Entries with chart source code
########################################

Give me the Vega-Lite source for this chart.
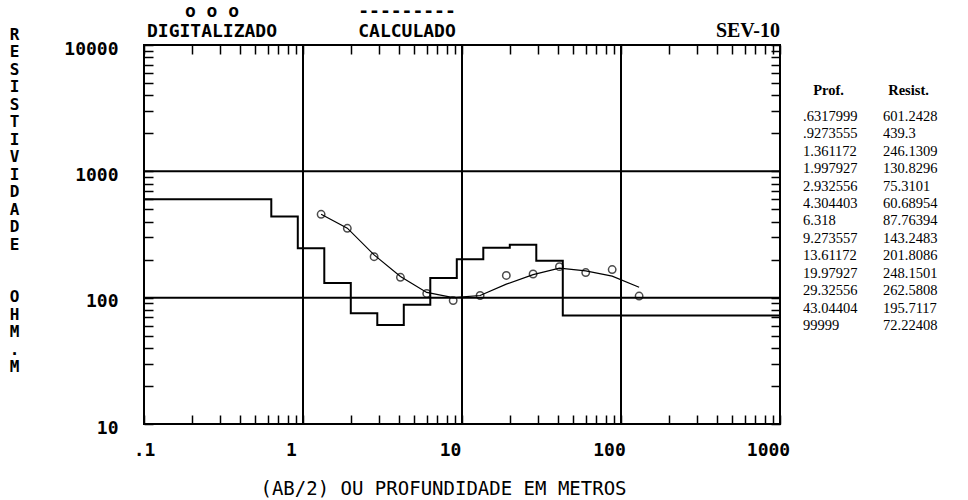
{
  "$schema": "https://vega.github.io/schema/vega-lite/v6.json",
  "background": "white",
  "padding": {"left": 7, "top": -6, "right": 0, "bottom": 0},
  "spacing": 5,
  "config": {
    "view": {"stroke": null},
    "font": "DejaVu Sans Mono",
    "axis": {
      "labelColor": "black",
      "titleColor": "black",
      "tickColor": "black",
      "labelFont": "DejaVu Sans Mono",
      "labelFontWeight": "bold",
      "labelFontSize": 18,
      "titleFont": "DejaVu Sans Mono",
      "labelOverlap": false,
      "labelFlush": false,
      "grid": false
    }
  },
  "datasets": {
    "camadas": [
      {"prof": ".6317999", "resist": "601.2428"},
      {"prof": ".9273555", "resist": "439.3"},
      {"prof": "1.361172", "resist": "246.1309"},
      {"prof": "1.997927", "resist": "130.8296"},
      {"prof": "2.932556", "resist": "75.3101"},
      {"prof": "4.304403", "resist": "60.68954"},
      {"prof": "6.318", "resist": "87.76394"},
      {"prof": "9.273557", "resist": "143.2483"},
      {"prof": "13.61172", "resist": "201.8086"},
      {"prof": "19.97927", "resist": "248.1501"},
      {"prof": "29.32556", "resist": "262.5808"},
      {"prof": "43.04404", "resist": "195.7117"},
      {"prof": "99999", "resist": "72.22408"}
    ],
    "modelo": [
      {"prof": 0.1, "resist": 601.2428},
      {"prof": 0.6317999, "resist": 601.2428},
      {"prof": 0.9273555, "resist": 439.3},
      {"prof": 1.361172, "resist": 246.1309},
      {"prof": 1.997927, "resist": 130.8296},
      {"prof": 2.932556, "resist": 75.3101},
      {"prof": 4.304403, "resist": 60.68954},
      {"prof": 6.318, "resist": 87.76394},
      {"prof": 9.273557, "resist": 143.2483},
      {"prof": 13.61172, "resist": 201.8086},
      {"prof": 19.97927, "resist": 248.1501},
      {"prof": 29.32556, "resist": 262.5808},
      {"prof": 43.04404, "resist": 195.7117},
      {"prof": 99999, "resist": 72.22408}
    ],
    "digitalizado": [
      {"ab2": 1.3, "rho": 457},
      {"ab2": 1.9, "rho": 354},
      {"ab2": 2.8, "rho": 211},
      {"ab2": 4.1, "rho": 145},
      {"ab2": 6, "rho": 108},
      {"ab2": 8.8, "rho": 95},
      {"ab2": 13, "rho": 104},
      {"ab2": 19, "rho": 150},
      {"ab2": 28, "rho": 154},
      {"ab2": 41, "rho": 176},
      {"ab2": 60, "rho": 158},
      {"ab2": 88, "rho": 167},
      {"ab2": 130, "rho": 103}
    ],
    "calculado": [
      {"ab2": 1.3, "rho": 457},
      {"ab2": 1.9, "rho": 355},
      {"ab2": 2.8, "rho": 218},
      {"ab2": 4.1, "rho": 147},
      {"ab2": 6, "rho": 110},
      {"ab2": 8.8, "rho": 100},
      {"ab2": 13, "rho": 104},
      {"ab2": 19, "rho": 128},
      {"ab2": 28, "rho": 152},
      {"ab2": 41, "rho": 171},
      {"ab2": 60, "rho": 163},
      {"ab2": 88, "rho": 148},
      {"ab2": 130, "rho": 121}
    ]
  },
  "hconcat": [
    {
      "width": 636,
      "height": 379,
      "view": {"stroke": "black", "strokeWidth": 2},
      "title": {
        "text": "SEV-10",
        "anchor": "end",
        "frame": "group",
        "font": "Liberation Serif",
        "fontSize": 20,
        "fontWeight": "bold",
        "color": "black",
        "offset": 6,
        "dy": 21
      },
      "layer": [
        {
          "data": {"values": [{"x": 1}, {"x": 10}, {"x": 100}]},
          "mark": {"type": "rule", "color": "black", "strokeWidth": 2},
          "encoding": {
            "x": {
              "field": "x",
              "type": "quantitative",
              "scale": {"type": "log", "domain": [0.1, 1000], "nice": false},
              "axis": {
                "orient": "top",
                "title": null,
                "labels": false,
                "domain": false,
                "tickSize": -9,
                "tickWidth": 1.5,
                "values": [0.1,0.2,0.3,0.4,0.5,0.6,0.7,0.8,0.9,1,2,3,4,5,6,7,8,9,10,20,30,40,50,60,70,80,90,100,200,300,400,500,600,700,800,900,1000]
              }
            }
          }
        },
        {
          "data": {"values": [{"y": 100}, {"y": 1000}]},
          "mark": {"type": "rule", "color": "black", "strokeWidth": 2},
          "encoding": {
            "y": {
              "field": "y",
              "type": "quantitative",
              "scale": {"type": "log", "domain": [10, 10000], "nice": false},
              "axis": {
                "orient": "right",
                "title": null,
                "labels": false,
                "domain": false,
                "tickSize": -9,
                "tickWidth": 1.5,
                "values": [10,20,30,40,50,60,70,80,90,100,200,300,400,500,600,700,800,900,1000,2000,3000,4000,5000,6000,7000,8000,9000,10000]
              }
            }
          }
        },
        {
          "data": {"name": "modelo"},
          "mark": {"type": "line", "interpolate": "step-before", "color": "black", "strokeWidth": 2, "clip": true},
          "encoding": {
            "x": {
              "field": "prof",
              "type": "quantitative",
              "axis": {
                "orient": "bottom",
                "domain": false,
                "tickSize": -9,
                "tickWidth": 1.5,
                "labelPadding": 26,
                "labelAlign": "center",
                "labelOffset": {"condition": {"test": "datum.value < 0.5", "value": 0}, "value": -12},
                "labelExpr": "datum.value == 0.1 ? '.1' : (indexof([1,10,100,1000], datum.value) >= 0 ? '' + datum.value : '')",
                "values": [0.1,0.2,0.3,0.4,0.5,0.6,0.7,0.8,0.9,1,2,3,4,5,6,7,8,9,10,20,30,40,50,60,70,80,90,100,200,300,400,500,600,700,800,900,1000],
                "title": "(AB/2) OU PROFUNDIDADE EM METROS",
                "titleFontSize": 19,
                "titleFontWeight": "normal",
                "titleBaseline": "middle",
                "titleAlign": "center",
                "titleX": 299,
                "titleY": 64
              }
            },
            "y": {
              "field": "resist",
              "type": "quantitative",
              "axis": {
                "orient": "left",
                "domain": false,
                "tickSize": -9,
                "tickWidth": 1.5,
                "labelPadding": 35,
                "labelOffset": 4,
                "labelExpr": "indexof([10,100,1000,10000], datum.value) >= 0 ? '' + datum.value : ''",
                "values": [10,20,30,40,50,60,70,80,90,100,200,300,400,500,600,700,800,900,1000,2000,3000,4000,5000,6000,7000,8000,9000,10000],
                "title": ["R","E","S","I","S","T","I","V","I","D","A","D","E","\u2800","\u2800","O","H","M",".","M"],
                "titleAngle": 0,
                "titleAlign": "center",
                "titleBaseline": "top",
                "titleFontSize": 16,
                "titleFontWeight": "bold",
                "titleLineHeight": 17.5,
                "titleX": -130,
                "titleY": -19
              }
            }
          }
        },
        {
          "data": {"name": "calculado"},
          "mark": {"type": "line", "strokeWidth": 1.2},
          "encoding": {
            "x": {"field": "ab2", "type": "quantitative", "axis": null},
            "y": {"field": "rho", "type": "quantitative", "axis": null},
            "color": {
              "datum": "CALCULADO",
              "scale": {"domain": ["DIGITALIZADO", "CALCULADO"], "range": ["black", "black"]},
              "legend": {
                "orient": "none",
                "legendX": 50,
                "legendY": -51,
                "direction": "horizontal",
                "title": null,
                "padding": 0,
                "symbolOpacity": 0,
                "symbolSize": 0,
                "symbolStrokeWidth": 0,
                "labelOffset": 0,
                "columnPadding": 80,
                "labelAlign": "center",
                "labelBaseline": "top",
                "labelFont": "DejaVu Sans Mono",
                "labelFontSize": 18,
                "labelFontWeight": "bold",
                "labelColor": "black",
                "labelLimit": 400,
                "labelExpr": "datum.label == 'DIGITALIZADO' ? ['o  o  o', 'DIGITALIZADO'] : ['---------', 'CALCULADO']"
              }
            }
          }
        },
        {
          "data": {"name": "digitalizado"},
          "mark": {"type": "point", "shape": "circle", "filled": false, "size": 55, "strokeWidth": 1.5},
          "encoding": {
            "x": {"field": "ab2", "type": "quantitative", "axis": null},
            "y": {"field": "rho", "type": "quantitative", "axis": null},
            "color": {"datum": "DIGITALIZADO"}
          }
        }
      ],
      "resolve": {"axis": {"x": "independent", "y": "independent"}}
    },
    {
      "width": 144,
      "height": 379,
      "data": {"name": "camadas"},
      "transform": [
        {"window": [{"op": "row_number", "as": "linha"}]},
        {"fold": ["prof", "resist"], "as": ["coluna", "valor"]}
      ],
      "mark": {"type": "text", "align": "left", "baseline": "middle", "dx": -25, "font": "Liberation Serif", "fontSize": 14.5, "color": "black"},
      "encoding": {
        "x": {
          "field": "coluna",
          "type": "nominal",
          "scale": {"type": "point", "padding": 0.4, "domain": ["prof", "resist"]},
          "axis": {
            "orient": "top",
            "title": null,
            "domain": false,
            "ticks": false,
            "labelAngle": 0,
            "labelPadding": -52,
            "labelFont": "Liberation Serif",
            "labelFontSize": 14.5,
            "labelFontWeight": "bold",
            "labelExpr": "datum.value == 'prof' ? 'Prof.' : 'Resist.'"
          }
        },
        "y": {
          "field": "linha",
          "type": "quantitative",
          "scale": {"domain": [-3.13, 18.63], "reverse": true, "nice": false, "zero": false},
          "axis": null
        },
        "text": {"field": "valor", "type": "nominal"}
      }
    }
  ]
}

########################################

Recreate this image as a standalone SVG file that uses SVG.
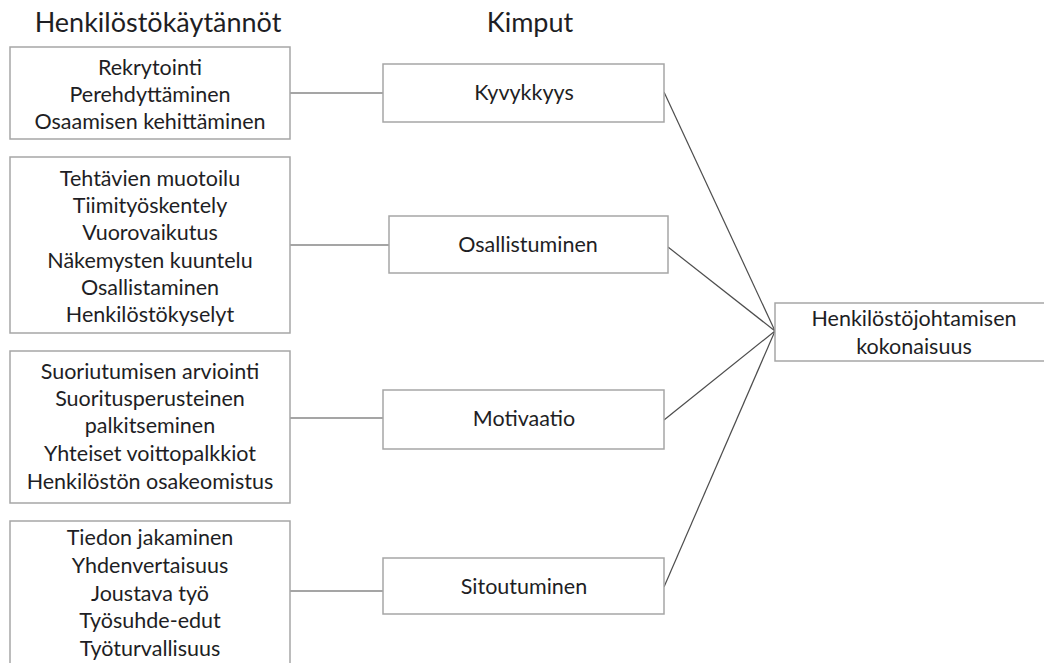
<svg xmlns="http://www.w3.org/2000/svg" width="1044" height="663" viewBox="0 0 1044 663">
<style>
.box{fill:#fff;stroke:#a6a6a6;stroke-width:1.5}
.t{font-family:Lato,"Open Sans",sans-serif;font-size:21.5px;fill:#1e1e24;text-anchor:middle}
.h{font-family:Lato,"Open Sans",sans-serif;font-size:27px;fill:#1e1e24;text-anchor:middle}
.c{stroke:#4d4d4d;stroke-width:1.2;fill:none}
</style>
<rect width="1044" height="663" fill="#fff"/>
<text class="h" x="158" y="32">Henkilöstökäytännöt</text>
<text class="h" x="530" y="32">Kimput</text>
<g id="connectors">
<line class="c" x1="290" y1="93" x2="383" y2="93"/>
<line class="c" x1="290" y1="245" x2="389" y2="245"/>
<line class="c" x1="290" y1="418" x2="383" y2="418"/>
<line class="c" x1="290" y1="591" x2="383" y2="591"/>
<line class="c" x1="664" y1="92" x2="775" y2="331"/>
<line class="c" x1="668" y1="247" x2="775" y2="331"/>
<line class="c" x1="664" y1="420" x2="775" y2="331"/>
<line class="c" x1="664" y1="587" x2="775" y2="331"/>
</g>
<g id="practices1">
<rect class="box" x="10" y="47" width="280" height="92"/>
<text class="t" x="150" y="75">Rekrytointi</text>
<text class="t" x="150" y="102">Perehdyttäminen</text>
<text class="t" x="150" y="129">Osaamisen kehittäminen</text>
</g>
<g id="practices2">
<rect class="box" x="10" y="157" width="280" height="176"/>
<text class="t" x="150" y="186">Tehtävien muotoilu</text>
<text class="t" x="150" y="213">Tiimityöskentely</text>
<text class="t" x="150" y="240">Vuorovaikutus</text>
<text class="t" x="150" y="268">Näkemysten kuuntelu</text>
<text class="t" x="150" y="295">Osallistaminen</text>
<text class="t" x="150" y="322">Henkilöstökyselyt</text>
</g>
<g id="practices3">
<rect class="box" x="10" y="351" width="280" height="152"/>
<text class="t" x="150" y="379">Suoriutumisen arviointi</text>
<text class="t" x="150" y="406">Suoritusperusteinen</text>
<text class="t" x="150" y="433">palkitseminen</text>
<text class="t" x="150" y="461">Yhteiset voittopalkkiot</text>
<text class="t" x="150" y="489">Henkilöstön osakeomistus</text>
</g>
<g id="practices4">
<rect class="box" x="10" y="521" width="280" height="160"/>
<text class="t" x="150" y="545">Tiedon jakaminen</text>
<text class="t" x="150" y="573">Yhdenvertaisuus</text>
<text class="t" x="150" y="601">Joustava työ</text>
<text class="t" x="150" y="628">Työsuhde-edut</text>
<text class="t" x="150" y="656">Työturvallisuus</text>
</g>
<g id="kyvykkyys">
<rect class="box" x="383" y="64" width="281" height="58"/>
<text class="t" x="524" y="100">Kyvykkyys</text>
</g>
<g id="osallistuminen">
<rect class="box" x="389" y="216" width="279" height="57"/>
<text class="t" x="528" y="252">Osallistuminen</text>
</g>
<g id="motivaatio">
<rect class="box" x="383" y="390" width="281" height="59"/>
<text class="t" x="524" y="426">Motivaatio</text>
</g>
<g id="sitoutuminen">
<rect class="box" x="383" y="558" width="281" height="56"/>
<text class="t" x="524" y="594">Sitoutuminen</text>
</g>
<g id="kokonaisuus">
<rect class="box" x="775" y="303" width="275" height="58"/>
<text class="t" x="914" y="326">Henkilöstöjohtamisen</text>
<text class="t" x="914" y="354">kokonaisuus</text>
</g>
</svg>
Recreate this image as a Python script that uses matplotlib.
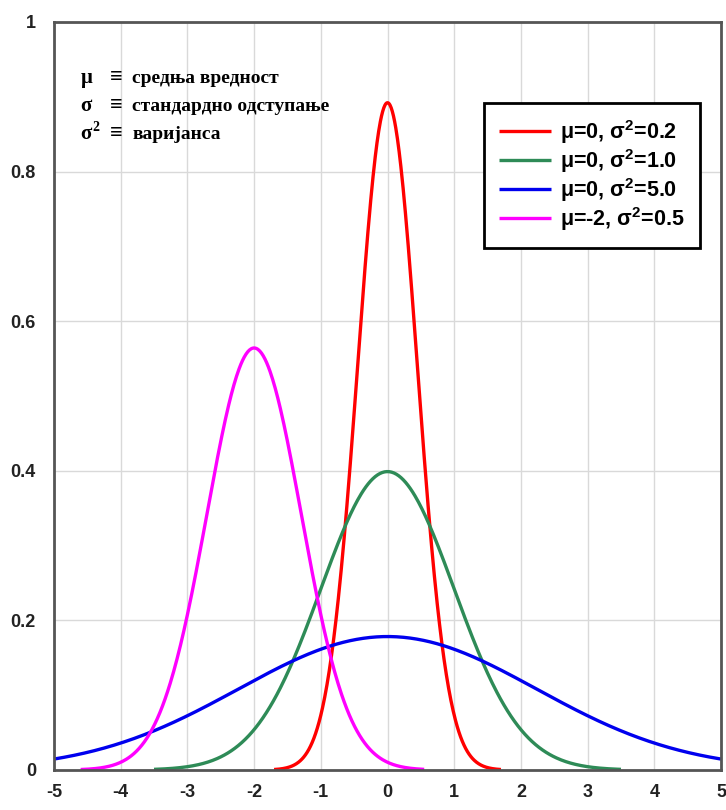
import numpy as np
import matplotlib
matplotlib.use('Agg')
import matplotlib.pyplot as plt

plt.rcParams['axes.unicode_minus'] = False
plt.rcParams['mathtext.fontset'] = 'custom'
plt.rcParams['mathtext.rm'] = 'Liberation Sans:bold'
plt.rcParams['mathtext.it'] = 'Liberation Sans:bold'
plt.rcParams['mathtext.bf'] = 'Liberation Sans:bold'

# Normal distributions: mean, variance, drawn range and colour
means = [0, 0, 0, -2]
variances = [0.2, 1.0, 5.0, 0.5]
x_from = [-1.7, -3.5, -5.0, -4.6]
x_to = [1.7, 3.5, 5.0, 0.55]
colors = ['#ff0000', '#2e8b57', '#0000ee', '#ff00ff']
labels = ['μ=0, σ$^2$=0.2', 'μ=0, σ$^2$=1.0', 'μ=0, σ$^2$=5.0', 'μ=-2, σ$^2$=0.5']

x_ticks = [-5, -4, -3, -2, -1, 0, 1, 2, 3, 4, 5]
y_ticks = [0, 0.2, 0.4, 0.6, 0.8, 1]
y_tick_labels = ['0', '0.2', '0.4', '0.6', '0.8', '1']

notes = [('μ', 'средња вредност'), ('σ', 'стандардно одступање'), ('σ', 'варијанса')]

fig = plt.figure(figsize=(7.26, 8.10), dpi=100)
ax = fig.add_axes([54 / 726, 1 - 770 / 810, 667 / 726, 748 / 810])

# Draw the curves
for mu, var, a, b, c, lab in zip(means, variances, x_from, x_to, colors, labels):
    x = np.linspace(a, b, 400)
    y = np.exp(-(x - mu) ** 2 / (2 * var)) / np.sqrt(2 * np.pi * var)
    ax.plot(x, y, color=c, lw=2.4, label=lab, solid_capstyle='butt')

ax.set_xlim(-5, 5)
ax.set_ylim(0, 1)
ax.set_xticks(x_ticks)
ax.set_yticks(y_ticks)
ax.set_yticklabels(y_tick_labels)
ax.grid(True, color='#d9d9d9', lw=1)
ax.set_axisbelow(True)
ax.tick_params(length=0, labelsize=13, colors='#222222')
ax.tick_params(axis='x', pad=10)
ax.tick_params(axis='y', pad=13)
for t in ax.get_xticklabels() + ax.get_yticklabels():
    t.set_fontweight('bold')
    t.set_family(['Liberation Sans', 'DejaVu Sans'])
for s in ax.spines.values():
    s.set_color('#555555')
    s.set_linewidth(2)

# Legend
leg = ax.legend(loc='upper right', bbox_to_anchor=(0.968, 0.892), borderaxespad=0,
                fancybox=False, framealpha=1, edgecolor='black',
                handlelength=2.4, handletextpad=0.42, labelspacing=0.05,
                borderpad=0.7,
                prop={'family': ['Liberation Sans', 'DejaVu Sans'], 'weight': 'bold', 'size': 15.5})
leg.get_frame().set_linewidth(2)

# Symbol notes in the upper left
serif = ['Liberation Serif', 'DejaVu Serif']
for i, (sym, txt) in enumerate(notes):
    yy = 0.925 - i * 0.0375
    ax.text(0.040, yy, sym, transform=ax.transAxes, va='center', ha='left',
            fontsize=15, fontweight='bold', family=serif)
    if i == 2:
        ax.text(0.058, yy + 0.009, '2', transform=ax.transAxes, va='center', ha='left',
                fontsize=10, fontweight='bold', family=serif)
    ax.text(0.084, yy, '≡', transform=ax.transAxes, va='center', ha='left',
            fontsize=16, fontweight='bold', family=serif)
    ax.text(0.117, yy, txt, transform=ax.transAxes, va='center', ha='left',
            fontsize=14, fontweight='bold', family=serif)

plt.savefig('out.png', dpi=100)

########################################

> **WHAT NEEDS TO BE DONE**: Leave the pictures out, and transcribe exactly the lines above starting at the one that contains "Recreate this image as a Python" and ending at the one that contains "s.set_linewidth(2)".

> **SOLUTION TO THIS TASK**:
Recreate this image as a Python script that uses matplotlib.
import numpy as np
import matplotlib
matplotlib.use('Agg')
import matplotlib.pyplot as plt

plt.rcParams['axes.unicode_minus'] = False
plt.rcParams['mathtext.fontset'] = 'custom'
plt.rcParams['mathtext.rm'] = 'Liberation Sans:bold'
plt.rcParams['mathtext.it'] = 'Liberation Sans:bold'
plt.rcParams['mathtext.bf'] = 'Liberation Sans:bold'

# Normal distributions: mean, variance, drawn range and colour
means = [0, 0, 0, -2]
variances = [0.2, 1.0, 5.0, 0.5]
x_from = [-1.7, -3.5, -5.0, -4.6]
x_to = [1.7, 3.5, 5.0, 0.55]
colors = ['#ff0000', '#2e8b57', '#0000ee', '#ff00ff']
labels = ['μ=0, σ$^2$=0.2', 'μ=0, σ$^2$=1.0', 'μ=0, σ$^2$=5.0', 'μ=-2, σ$^2$=0.5']

x_ticks = [-5, -4, -3, -2, -1, 0, 1, 2, 3, 4, 5]
y_ticks = [0, 0.2, 0.4, 0.6, 0.8, 1]
y_tick_labels = ['0', '0.2', '0.4', '0.6', '0.8', '1']

notes = [('μ', 'средња вредност'), ('σ', 'стандардно одступање'), ('σ', 'варијанса')]

fig = plt.figure(figsize=(7.26, 8.10), dpi=100)
ax = fig.add_axes([54 / 726, 1 - 770 / 810, 667 / 726, 748 / 810])

# Draw the curves
for mu, var, a, b, c, lab in zip(means, variances, x_from, x_to, colors, labels):
    x = np.linspace(a, b, 400)
    y = np.exp(-(x - mu) ** 2 / (2 * var)) / np.sqrt(2 * np.pi * var)
    ax.plot(x, y, color=c, lw=2.4, label=lab, solid_capstyle='butt')

ax.set_xlim(-5, 5)
ax.set_ylim(0, 1)
ax.set_xticks(x_ticks)
ax.set_yticks(y_ticks)
ax.set_yticklabels(y_tick_labels)
ax.grid(True, color='#d9d9d9', lw=1)
ax.set_axisbelow(True)
ax.tick_params(length=0, labelsize=13, colors='#222222')
ax.tick_params(axis='x', pad=10)
ax.tick_params(axis='y', pad=13)
for t in ax.get_xticklabels() + ax.get_yticklabels():
    t.set_fontweight('bold')
    t.set_family(['Liberation Sans', 'DejaVu Sans'])
for s in ax.spines.values():
    s.set_color('#555555')
    s.set_linewidth(2)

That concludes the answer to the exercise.